Сначала вскочили на ноги и зашумели казаки, окружавшие помост, потом к ним присоединились сидевшие вдали, у перелеска. Богдан вздрогнул, словно неожиданно подстегнутый конь. Какое-то мгновение он колебался, обдумывал.

— Казаки, братья, сыновья нашего могучего Днепра! К нам обращается Москва! Устами посла великого московского царя с нами советуется русский народ… К чему стремимся и мы на нашей украинской земле? Мы стремимся навести порядок, настоящий, разумный порядок для наших людей. Мы хотим строить свою жизнь так, чтобы она была защищена от нападения всевозможных захватчиков и угнетателей!.. Где же этот порядок, если мы своих самых коварных соседей — турок, словно псов, дразним своим бессмысленным сидением в Азове. Губим людей, тратим время. А люди — это самое ценное, что у нас есть! Братья мои, славные запорожские и все украинские казаки! Давайте наведем порядок на нашей земле — давайте пахать, сеять, чтобы своим собственным хлебом, а не добытым набегами на турок, кормить себя и своих детей!..

— Верно говорит полковник! — раздались голоса.

— А кто он, чей полковник? Ладно скроен и крепко сшит…

— Ладный казак, черт возьми! Такого бы нам атамана хотя бы на один поход!..

— Так он же из чигиринской сотни, дырявые головы! Наш казак, хотя и реестровый. Из неволи убежал, говорят. Во время похода на Дунай казаки покойного Ганнуси отбили его у турка…

Зашумели казаки, стараясь перекричать друг друга. Но быстро успокоились, усаживаясь на землю.

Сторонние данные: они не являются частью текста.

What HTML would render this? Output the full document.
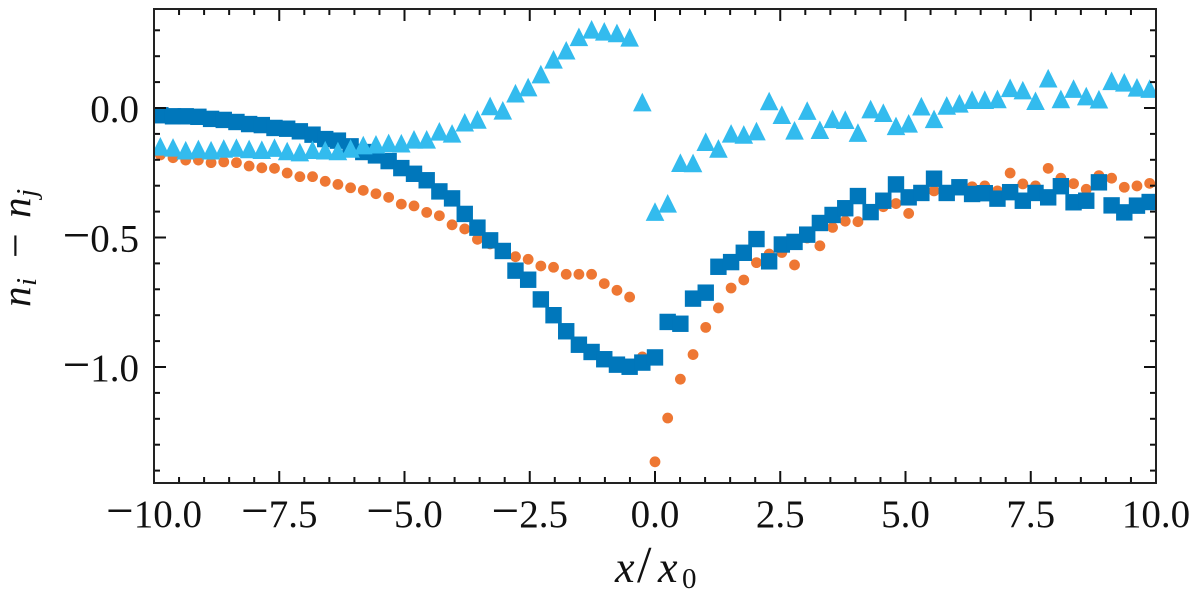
<!DOCTYPE html>
<html lang="en">
<head>
<meta charset="utf-8">
<title>Density difference chart</title>
<style>
  html, body { margin: 0; padding: 0; background: #fff; }
  body { width: 1200px; height: 597px; overflow: hidden; }
  svg { display: block; font-family: "Liberation Serif", serif; }
  text { fill: #111; }
</style>
</head>
<body>
<svg id="chart" xmlns="http://www.w3.org/2000/svg" width="1200" height="597" viewBox="0 0 1200 597">
  <defs>
    <clipPath id="plot-clip"><rect x="154" y="9" width="1002" height="474"></rect></clipPath>
  </defs>
  <rect x="0" y="0" width="1200" height="597" fill="#fff"></rect>
  <g id="series-layer" clip-path="url(#plot-clip)"></g>
  <g id="tick-layer"></g>
  <rect x="154" y="9" width="1002" height="474" fill="none" stroke="#222" stroke-width="2"></rect>
  <g id="label-layer"></g>
  <text y="582" font-size="44"><tspan x="615" font-style="italic">x</tspan><tspan x="637" font-size="52">/</tspan><tspan x="658" font-style="italic">x</tspan><tspan x="682" y="588" font-size="29">0</tspan></text>
  <text transform="translate(30 307) rotate(-90)" y="0" font-size="41"><tspan x="0" font-style="italic">n</tspan><tspan x="21" y="6" font-style="italic" font-size="29">i</tspan><tspan x="49" y="0" font-size="44">−</tspan><tspan x="89" y="0" font-style="italic">n</tspan><tspan x="110" y="6" font-style="italic" font-size="29">j</tspan></text>
</svg>
<script>
const orangeCircles = [-0.181,-0.192,-0.201,-0.201,-0.211,-0.208,-0.211,-0.224,-0.231,-0.233,
  -0.251,-0.265,-0.265,-0.283,-0.295,-0.308,-0.318,-0.331,-0.345,-0.371,
  -0.378,-0.403,-0.416,-0.451,-0.467,-0.507,-0.525,-0.548,-0.574,-0.584,
  -0.610,-0.615,-0.642,-0.642,-0.642,-0.678,-0.704,-0.730,-0.961,-1.366,
  -1.197,-1.047,-0.952,-0.847,-0.772,-0.695,-0.664,-0.597,-0.564,-0.558,
  -0.606,-0.502,-0.532,-0.461,-0.437,-0.439,-0.405,-0.381,-0.369,-0.407,
  -0.328,-0.320,-0.324,-0.297,-0.304,-0.301,-0.320,-0.251,-0.293,-0.301,
  -0.233,-0.271,-0.292,-0.314,-0.261,-0.271,-0.306,-0.301,-0.291];
const blueSquares = [-0.028,-0.032,-0.032,-0.034,-0.042,-0.046,-0.054,-0.062,-0.066,-0.077,
  -0.080,-0.090,-0.103,-0.120,-0.126,-0.148,-0.170,-0.183,-0.205,-0.232,
  -0.254,-0.279,-0.322,-0.349,-0.409,-0.462,-0.511,-0.552,-0.628,-0.663,
  -0.739,-0.800,-0.862,-0.914,-0.942,-0.970,-0.991,-0.999,-0.983,-0.963,
  -0.826,-0.833,-0.736,-0.713,-0.613,-0.595,-0.559,-0.506,-0.592,-0.527,
  -0.517,-0.489,-0.444,-0.413,-0.387,-0.340,-0.402,-0.358,-0.295,-0.345,
  -0.328,-0.273,-0.328,-0.306,-0.332,-0.329,-0.350,-0.325,-0.358,-0.328,
  -0.345,-0.302,-0.364,-0.358,-0.287,-0.376,-0.403,-0.377,-0.363];
const cyanTriangles = [-0.148,-0.152,-0.163,-0.158,-0.163,-0.156,-0.153,-0.158,-0.161,-0.153,
  -0.166,-0.170,-0.161,-0.163,-0.166,-0.156,-0.143,-0.140,-0.135,-0.136,
  -0.121,-0.121,-0.090,-0.098,-0.055,-0.044,0.008,-0.009,0.057,0.081,
  0.131,0.188,0.223,0.275,0.304,0.296,0.290,0.273,0.023,-0.400,
  -0.368,-0.211,-0.212,-0.130,-0.156,-0.098,-0.102,-0.089,0.027,-0.026,
  -0.086,-0.010,-0.084,-0.042,-0.045,-0.095,-0.004,-0.018,-0.069,-0.059,
  0.007,-0.042,0.010,0.018,0.032,0.032,0.035,0.078,0.069,0.028,
  0.115,0.035,0.075,0.046,0.034,0.105,0.099,0.080,0.075];
const xMajorTicks = [-10,-7.5,-5,-2.5,0,2.5,5,7.5,10];
const xTickLabels = ["10.0","7.5","5.0","2.5","0.0","2.5","5.0","7.5","10.0"];
const yMajorTicks = [0,-0.5,-1];
const yTickLabels = ["0.0","0.5","1.0"];

const SVG_NS = "http://www.w3.org/2000/svg";
const xMin = -10, xMax = 10;
const plotLeft = 154, plotRight = 1156, plotTop = 9, plotBottom = 483;
function xScale(v) { return plotLeft + (v - xMin) / (xMax - xMin) * (plotRight - plotLeft); }
function yScale(v) { return 108 - v * 259; }
function binCenter(i, n) { return xMin + (i + 0.5) * (xMax - xMin) / n; }
function make(tag) { return document.createElementNS(SVG_NS, tag); }

const seriesLayer = document.getElementById("series-layer");
const tickLayer = document.getElementById("tick-layer");
const labelLayer = document.getElementById("label-layer");

orangeCircles.forEach(function (v, i) {
  const c = make("circle");
  
  
  c.setAttribute("cx", xScale(binCenter(i, orangeCircles.length)));
  c.setAttribute("cy", yScale(v));
  c.setAttribute("r", 5.4);
  c.setAttribute("fill", "#EE7733");
  seriesLayer.appendChild(c);
});
blueSquares.forEach(function (v, i) {
  const s = make("rect");
  
  
  s.setAttribute("x", xScale(binCenter(i, blueSquares.length)) - 8.2);
  s.setAttribute("y", yScale(v) - 8.2);
  s.setAttribute("width", 16.4);
  s.setAttribute("height", 16.4);
  s.setAttribute("fill", "#0077BB");
  seriesLayer.appendChild(s);
});
cyanTriangles.forEach(function (v, i) {
  const t = make("polygon");
  
  
  const cx = xScale(binCenter(i, cyanTriangles.length));
  const cy = yScale(v);
  t.setAttribute("points", cx + "," + (cy - 9.3) + " " + (cx - 9.3) + "," + (cy + 9.3) + " " + (cx + 9.3) + "," + (cy + 9.3));
  t.setAttribute("fill", "#33BBEE");
  seriesLayer.appendChild(t);
});

function tickLine(x1, y1, x2, y2, major) {
  const l = make("line");
  
  
  l.setAttribute("x1", x1);
  l.setAttribute("y1", y1);
  l.setAttribute("x2", x2);
  l.setAttribute("y2", y2);
  l.setAttribute("stroke", "#111");
  l.setAttribute("stroke-width", 2);
  tickLayer.appendChild(l);
}
const majorLen = 12, minorLen = 6;
for (let k = -40; k <= 40; k += 2) {
  const v = k / 4;
  if (v < xMin || v > xMax) continue;
  const isMajor = k % 10 === 0;
  const len = isMajor ? majorLen : minorLen;
  tickLine(xScale(v), plotBottom, xScale(v), plotBottom - len, isMajor);
  tickLine(xScale(v), plotTop, xScale(v), plotTop + len, isMajor);
}
for (let k = -14; k <= 3; k++) {
  const isMajor = k % 5 === 0;
  const len = isMajor ? majorLen : minorLen;
  const y = yScale(k / 10);
  tickLine(plotLeft, y, plotLeft + len, y, isMajor);
  tickLine(plotRight, y, plotRight - len, y, isMajor);
}

function addMinus(textEl, negative) {
  if (!negative) return;
  const m = make("tspan");
  m.setAttribute("font-size", "49");
  m.textContent = "−";
  textEl.appendChild(m);
}
xMajorTicks.forEach(function (v, i) {
  const t = make("text");
  
  
  t.setAttribute("x", xScale(v));
  t.setAttribute("y", 527);
  t.setAttribute("text-anchor", "middle");
  t.setAttribute("font-size", "39");
  addMinus(t, v < 0);
  t.appendChild(document.createTextNode(xTickLabels[i]));
  labelLayer.appendChild(t);
});
yMajorTicks.forEach(function (v, i) {
  const t = make("text");
  
  
  t.setAttribute("x", 139);
  t.setAttribute("y", yScale(v) + 14);
  t.setAttribute("text-anchor", "end");
  t.setAttribute("font-size", "39");
  addMinus(t, v < 0);
  t.appendChild(document.createTextNode(yTickLabels[i]));
  labelLayer.appendChild(t);
});
</script>
</body>
</html>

Только шумели от ветра стройные осокори и шептала лоза, усыпляя казаков, стремившихся уйти из Сечи на море.

И усыпили!

10

Богдан не сразу стал тяготиться своей жизнью. Еще зимой он почувствовал, что ему осточертели ежедневные поездки из Субботова в Чигирин. Назначение его, полковника, командиром сотни расценивал как наказание. А за что наказали — как ни ломал себе голову, не знал. Во время пребывания в Сечи это высокое звание полковника казалось чужим, словно украденным у кого-то. Выходит, что ты теперь пешка в руках польного гетмана Потоцкого, который помыкает тобой, как ему заблагорассудится. Это и привело к тому, что запорожцы так настороженно относятся к тебе… Тебя решили разобщить со своими людьми, подальше был бы от них. Полковник… командует сотней!

Пришла весна, оттаяла и дышала полной грудью земля, ожидая пахаря. Богдан приехал из полка раньше, чем обычно, передал коня конюху, но в дом не зашел. Почему так не милы ему теперь родной дом, семья? А прежняя любовь к детям, особенно к сыновьям, словно превратилась в обязанность, они стали для него как чужие. Его что-то раздражало, выводило из равновесия. Но что — сам не знал и боялся доискиваться истины.